Unlike the CPM, which has never gone beyond a verbal war against imperialism, the CCP fought a real war, with thousands of casualties, against the US in Korea in the early fifties. Twenty years later, Mao’s China was in alliance with Washington against Russian communist brothers. During the last six decades, Beijing has been closer to Washington on a more sustained basis than New Delhi has ever been. China’s annual trade surplus with the US today is larger than India’s total exports to the world. Karat’s proposition that India is about to substitute for Pakistan as America’s most valued ally is even more ridiculous. One wonders how New Delhi can replace Islamabad in the US war against Al-Qaida and the Taliban on the frontier between Pakistan and Afghanistan. It is beyond Karat’s simplistic schema to explain why Pakistan has enjoyed such good relations with both Washington and Beijing, even in the worst period of Sino-US confrontation during the fifties and sixties.

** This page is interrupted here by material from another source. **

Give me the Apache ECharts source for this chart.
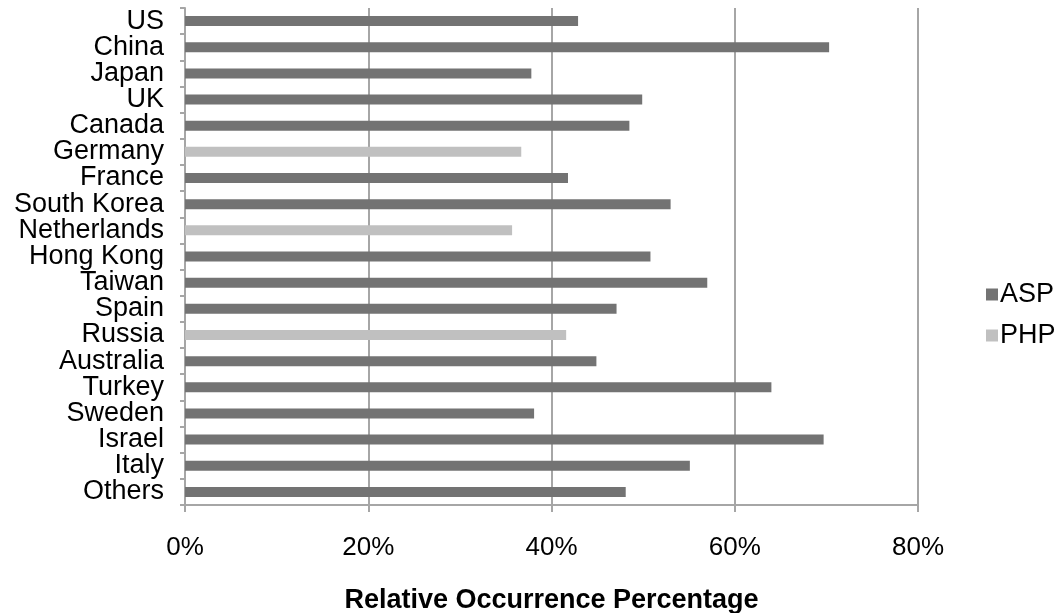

In Karat’s fervid political imagination, India is a helpless object, incapable of standing up to its own interests. History, however, informs us the Congress party has read the world situation right more often than the communists. When India invented non-alignment at the very beginning of the Cold War, our communists said there could be no third way between the East and the West and criticised Jawaharlal Nehru for being a “running dog of the imperialists”. When China invaded India in 1962, the CPM leaders said it was Nehru who was the aggressor. When Pakistan attacked Kashmir in 1965, the CPM said the Indian “bourgeois landlord state” had gone to war to divert attention from domestic crises. It is a pity that India’s new self-confidence as one of the world’s largest economies has not influenced CPM’s carefully cultivated paranoia at all. Karat’s internationalist inanities would have been inconsequential, but for the fact that the Congress has allowed him a veto over the pursuit of national interest.